This week is Deaf Awareness Week (3rd– 9th May), and to mark the week we are bringing together some of the freely available software and apps available to staff and students at Warwick which can support anyone who is D/deaf or hard of hearing. You can find out more about D/deaf awareness by reading the Disability Taskforces ‘Let’s talk about D/deaf awareness’ and the accompanying frequently asked questions.
Inbuilt Apple / Microsoft Accessibility Features
Smart phones and computers now have accessibility features as standard, but you may not realise all that your device can offer. Apple and Microsoft provide in depth guidance on how you can adapt your device, including visual alerts, video subtitles and captions, video calling, and headphone and hearing aid accommodations to support your hearing needs.
Find out more via the Apple Accessibility and Microsoft Accessibility webpages.
My Computer My Way
AbilityNet’s ‘My Computer My Way’ is a web-based tool which provides step by step guidance on how you can adjust your device to suit your individual needs. Furthermore, they provide a wealth of information and personalised support options to ensure even those with limited digital confidence can maximise the use of their devices.
Visit ‘My Computer My way- Hearing’ to find out more.
Otter AI is a live transcription and note-taking software which is available for free if you register for a basic plan. You can record audio such as conversations, meetings, interviews and lectures to produce live transcriptions, and recordings can be played back at a later date. You can even sync transcriptions with Otter Live Notes allowing you to highlight, edit and search text and organise to folders.

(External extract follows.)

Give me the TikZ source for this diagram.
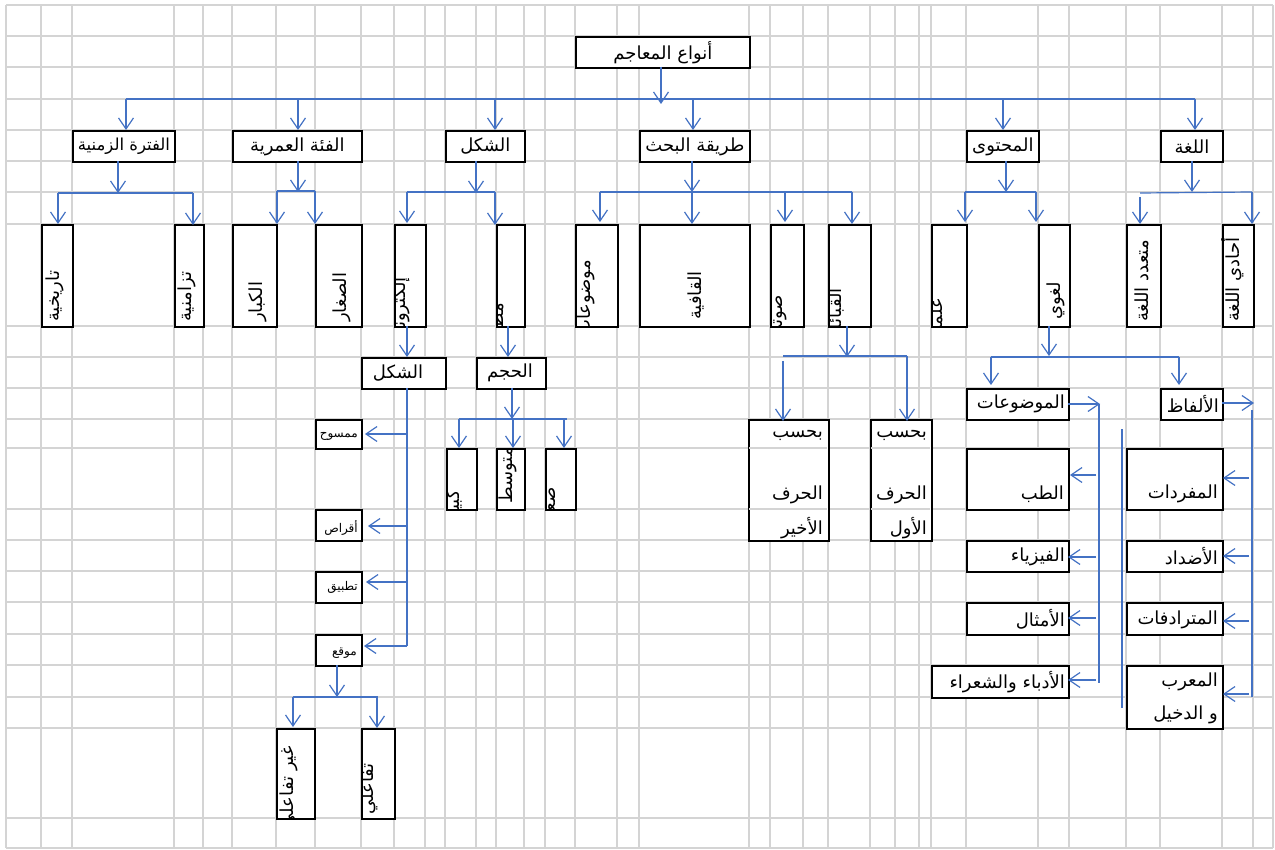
\documentclass[tikz,border=0pt]{standalone}
\usepackage{fontspec}
\newfontfamily\arabicfont[Script=Arabic]{DejaVu Sans}
\TeXXeTstate=1
\usetikzlibrary{arrows.meta}
\definecolor{arrowblue}{RGB}{68,114,196}
\definecolor{gridgray}{RGB}{212,212,212}
% name, x1, y1, x2, y2, text
\newcommand{\bx}[6]{\node[box,anchor=north west,minimum width={#4-#2},minimum height={#5-#3}] (#1) at (#2,#3) {#6};}
% clipped vertical text: box, x, y, anchor, text
\newcommand{\vclip}[5]{\begin{scope}\clip (#1.south west) rectangle (#1.north east);\node[vt,anchor=#4] (#1-t) at (#2,#3) {#5};\end{scope}}
\begin{document}
\begin{tikzpicture}[x=1pt,y=-1pt,
  box/.style={draw=black,line width=1.8pt,fill=white,inner sep=0pt,font=\arabicfont\fontsize{18}{21}\selectfont},
  con/.style={draw=arrowblue,line width=1.2pt},
  arr/.style={con,-{Straight Barb[length=11pt,width=15pt]}},
  gridline/.style={draw=gridgray,line width=1.1pt},
  lab/.style={inner sep=0pt,font=\arabicfont\fontsize{18}{21}\selectfont},
  small/.style={inner sep=0pt,font=\arabicfont\fontsize{12}{14}\selectfont},
  vt/.style={lab,rotate=90}]
\fill[white] (0,0) rectangle (1275,850);
\useasboundingbox (0,0) rectangle (1275,850);
% grid
\foreach \x in {6,41,72,174,203,232,276,315,361,394,425,445,476,496,524,545,575,617,639,749,770,803,828,870,895,919,931,966,1038,1069,1126,1160,1222,1253,1273}
  \draw[gridline] (\x,5) -- (\x,848);
\foreach \y in {5,36,67,99,130,161,192,224,326,357,388,419,448,509,540,571,602,634,665,697,728,818,848}
  \draw[gridline] (6,\y) -- (1273,\y);
% level 0 and 1
\bx{root}{575}{36}{749}{67}{\beginR أنواع المعاجم\endR}
\bx{fatra}{72}{130}{174}{161}{\fontsize{16.5}{20}\selectfont\beginR الفترة الزمنية\endR}
\bx{fia}{232}{130}{361}{161}{\beginR الفئة العمرية\endR}
\bx{shakl}{445}{130}{524}{161}{\beginR الشكل\endR}
\bx{tariqa}{639}{130}{749}{161}{\beginR طريقة البحث\endR}
\bx{muhtawa}{966}{130}{1038}{161}{\beginR المحتوى\endR}
\bx{lugha}{1160}{130}{1222}{161}{\beginR اللغة\endR}
% level 2 (tall boxes)
\bx{tarikh}{41}{224}{72}{326}{}
\bx{tazamun}{174}{224}{203}{326}{}
\bx{kibar}{232}{224}{276}{326}{}
\bx{sighar}{315}{224}{361}{326}{}
\bx{elec}{394}{224}{425}{326}{}
\bx{print}{496}{224}{524}{326}{}
\bx{mawdu}{575}{224}{617}{326}{}
\bx{qafia}{639}{224}{749}{326}{}
\bx{sawti}{770}{224}{803}{326}{}
\bx{qabail}{828}{224}{870}{326}{}
\bx{ilmi}{931}{224}{966}{326}{}
\bx{lughawi}{1038}{224}{1069}{326}{}
\bx{mutaadid}{1126}{224}{1160}{326}{}
\bx{ahadi}{1222}{224}{1253}{326}{}
% level 3
\bx{shakl2}{361}{357}{445}{388}{}
\bx{hajm}{476}{357}{545}{388}{}
\bx{kabir}{446}{448}{476}{509}{}
\bx{mutawassit}{496}{448}{524}{509}{}
\bx{saghir}{545}{448}{575}{509}{}
\bx{mamsuh}{315}{419}{361}{448}{}
\bx{aqras}{315}{509}{361}{540}{}
\bx{tatbiq}{315}{571}{361}{602}{}
\bx{mawqi}{315}{634}{361}{665}{}
\bx{ghair}{276}{728}{314}{818}{}
\bx{tafa}{361}{728}{394}{818}{}
\bx{akhir}{748}{419}{828}{540}{}
\bx{awwal}{870}{419}{931}{540}{}
\bx{mawduat}{966}{388}{1068}{419}{}
\bx{alfaz}{1160}{388}{1222}{419}{}
\bx{tibb}{966}{448}{1068}{509}{}
\bx{fizya}{966}{540}{1068}{571}{}
\bx{amthal}{966}{602}{1068}{634}{}
\bx{udaba}{931}{665}{1068}{697}{}
\bx{mufradat}{1126}{448}{1222}{509}{}
\bx{addad}{1126}{540}{1222}{571}{}
\bx{mutaradifat}{1126}{602}{1222}{634}{}
\bx{muarrab}{1126}{665}{1222}{728}{}
% grid lines visible inside the two split boxes
\foreach \y in {448,509} {\draw[gridline] (749,\y) -- (827,\y); \draw[gridline] (871,\y) -- (930,\y);}
% vertical texts
\node[vt,anchor=west] (tarikh-t) at (55,322) {\beginR تاريخية\endR};
\node[vt,anchor=west] (tazamun-t) at (187,322) {\beginR تزامنية\endR};
\node[vt,anchor=west] (kibar-t) at (258,322) {\beginR الكبار\endR};
\node[vt,anchor=west] (sighar-t) at (342,322) {\beginR الصغار\endR};
\node[vt,anchor=west] (qafia-t) at (696,320) {\beginR القافية\endR};
\node[vt,anchor=west] (lughawi-t) at (1056,320) {\beginR لغوي\endR};
\node[vt,anchor=west] (mutaadid-t) at (1142,322) {\beginR متعدد اللغة\endR};
\node[vt,anchor=west] (ahadi-t) at (1233,322) {\beginR أحادي اللغة\endR};
\vclip{elec}{405}{277}{base east}{\beginR إلكتروني\endR}
\vclip{print}{503}{303}{base east}{\beginR مطبوع\endR}
\vclip{mawdu}{590}{260}{base east}{\beginR موضوعات\endR}
\vclip{sawti}{782}{295}{base east}{\beginR صوتي\endR}
\vclip{qabail}{841}{288}{base east}{\beginR القبائل\endR}
\vclip{ilmi}{942}{298}{base east}{\beginR علمي\endR}
\vclip{kabir}{459}{490}{base east}{\beginR كبير\endR}
\vclip{mutawassit}{508}{447}{east}{\beginR متوسط\endR}
\vclip{saghir}{555}{487}{base east}{\beginR صغير\endR}
\vclip{ghair}{293}{746}{base east}{\beginR غير تفاعلي\endR}
\vclip{tafa}{373}{763}{base east}{\beginR تفاعلي\endR}
% labels
\node[lab] (shakl2-t) at (398,373) {\beginR الشكل\endR};
\node[lab] (hajm-t) at (510,373) {\beginR الحجم\endR};
\node[small,anchor=east] (mamsuh-t) at (358,436) {\beginR ممسوح\endR};
\node[small,anchor=east] (aqras-t) at (358,528) {\beginR أقراص\endR};
\node[small,anchor=east] (tatbiq-t) at (358,587) {\beginR تطبيق\endR};
\node[small,anchor=east] (mawqi-t) at (357,653) {\beginR موقع\endR};
\node[lab,anchor=east] (akhir-a) at (823,435) {\beginR بحسب\endR};
\node[lab,anchor=east] (akhir-b) at (823,495) {\beginR الحرف\endR};
\node[lab,anchor=east] (akhir-c) at (823,528) {\beginR الأخير\endR};
\node[lab,anchor=east] (awwal-a) at (927,435) {\beginR بحسب\endR};
\node[lab,anchor=east] (awwal-b) at (927,495) {\beginR الحرف\endR};
\node[lab,anchor=east] (awwal-c) at (927,528) {\beginR الأول\endR};
\node[lab,anchor=east] (mawduat-t) at (1065,404) {\beginR الموضوعات\endR};
\node[lab,anchor=east] (alfaz-t) at (1219,404) {\beginR الألفاظ\endR};
\node[lab,anchor=east] (tibb-t) at (1064,494) {\beginR الطب\endR};
\node[lab,anchor=east] (mufradat-t) at (1218,494) {\beginR المفردات\endR};
\node[lab,anchor=east] (fizya-t) at (1065,557) {\beginR الفيزياء\endR};
\node[lab,anchor=east] (addad-t) at (1218,556) {\beginR الأضداد\endR};
\node[lab,anchor=east] (amthal-t) at (1065,619) {\beginR الأمثال\endR};
\node[lab,anchor=east] (mutaradifat-t) at (1218,620) {\beginR المترادفات\endR};
\node[lab,anchor=east] (udaba-t) at (1065,682) {\beginR الأدباء والشعراء\endR};
\node[lab,anchor=east] (muarrab-a) at (1218,682) {\beginR المعرب\endR};
\node[lab,anchor=east] (muarrab-b) at (1218,715) {\beginR و الدخيل\endR};
% ---------- connectors ----------
\draw[arr] (661,67) -- (661,104);
\draw[con] (126,99) -- (1195,99);
\foreach \x in {126,298,495,693,1003,1195}
  \draw[arr] (\x,99) -- (\x,130);
% fatra
\draw[arr] (118,161) -- (118,193);
\draw[con] (58,193) -- (193,193);
\draw[arr] (58,193) -- (58,224);
\draw[arr] (193,193) -- (193,225);
% fia
\draw[arr] (298,161) -- (298,192);
\draw[con] (277,191) -- (315,191);
\draw[arr] (277,191) -- (277,224);
\draw[arr] (315,191) -- (315,224);
% shakl
\draw[arr] (476,161) -- (476,193);
\draw[con] (407,192) -- (495,192);
\draw[arr] (407,192) -- (407,223);
\draw[arr] (495,192) -- (495,225);
% tariqa
\draw[arr] (692,161) -- (692,192);
\draw[con] (600,192) -- (852,192);
\draw[arr] (692,192) -- (692,224);
\draw[arr] (600,192) -- (600,222);
\draw[arr] (785,192) -- (785,222);
\draw[arr] (852,192) -- (852,224);
% muhtawa
\draw[arr] (1006,161) -- (1006,192);
\draw[con] (965,192) -- (1036,192);
\draw[arr] (965,192) -- (965,222);
\draw[arr] (1036,192) -- (1036,222);
% lugha
\draw[arr] (1192,161) -- (1192,192);
\draw[con] (1140,193) -- (1252,192);
\draw[arr] (1140,197) -- (1140,224);
\draw[arr] (1252,192) -- (1252,224);
% electronic / printed
\draw[arr] (407,326) -- (407,357);
\draw[arr] (508,326) -- (508,357);
% hajm
\draw[arr] (512,388) -- (512,419);
\draw[con] (459,419) -- (567,419);
\draw[arr] (459,419) -- (459,448);
\draw[arr] (513,419) -- (513,448);
\draw[arr] (564,419) -- (564,448);
% shakl2
\draw[con] (407,388) -- (407,646);
\draw[arr] (407,434) -- (365,434);
\draw[arr] (407,526) -- (368,526);
\draw[arr] (407,582) -- (366,582);
\draw[arr] (407,646) -- (364,646);
% mawqi
\draw[arr] (337,665) -- (337,697);
\draw[con] (293,697) -- (378,697);
\draw[arr] (293,697) -- (293,727);
\draw[arr] (377,697) -- (377,728);
% qabail
\draw[arr] (847,326) -- (847,357);
\draw[con] (783,356) -- (907,356);
\draw[arr] (783,361) -- (783,421);
\draw[arr] (907,356) -- (907,421);
% lughawi
\draw[arr] (1049,326) -- (1049,356);
\draw[con] (991,357) -- (1179,357);
\draw[arr] (991,357) -- (991,385);
\draw[arr] (1179,357) -- (1179,385);
% mawduat
\draw[arr] (1068,404) -- (1100,404);
\draw[con] (1099,404) -- (1099,683);
\draw[arr] (1096,475) -- (1070,475);
\draw[arr] (1096,557) -- (1068,557);
\draw[arr] (1096,618) -- (1068,618);
\draw[arr] (1096,680) -- (1068,680);
% alfaz
\draw[arr] (1222,403) -- (1254,403);
\draw[con] (1252,410) -- (1252,697);
\draw[arr] (1249,478) -- (1223,478);
\draw[arr] (1249,556) -- (1223,556);
\draw[arr] (1249,621) -- (1223,621);
\draw[arr] (1249,694) -- (1223,694);
% free line
\coordinate (fl1) at (1122,429);
\coordinate (fl2) at (1122,708);
\draw[con] (fl1) -- (fl2);
\end{tikzpicture}
\end{document}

You can find out more about how to download and access via the Library Productivity Tools, and Otter AI provides a Quick Start Guide and FAQ’s to help you get started. For any technical support you can visit the Otter AI Help Center.
Video calling features are now a standard for most smart phones and devices, and can help improve communication. Phone calls alone remove visual cues such a facial expressions, body language, gestures and mouth movements for lip-reading. By using video calling, more visual information is available for all callers which can help improve communication.
We are all using Teams much more since the move to Online, but did you know there are built in accessibility functions?
Teams can provide live captions and additional accessibility functions, which can improve your online experience. Similarly to skype and other video calling applications, the use of video with speech improves communication with visual cues, and the use of the chat box.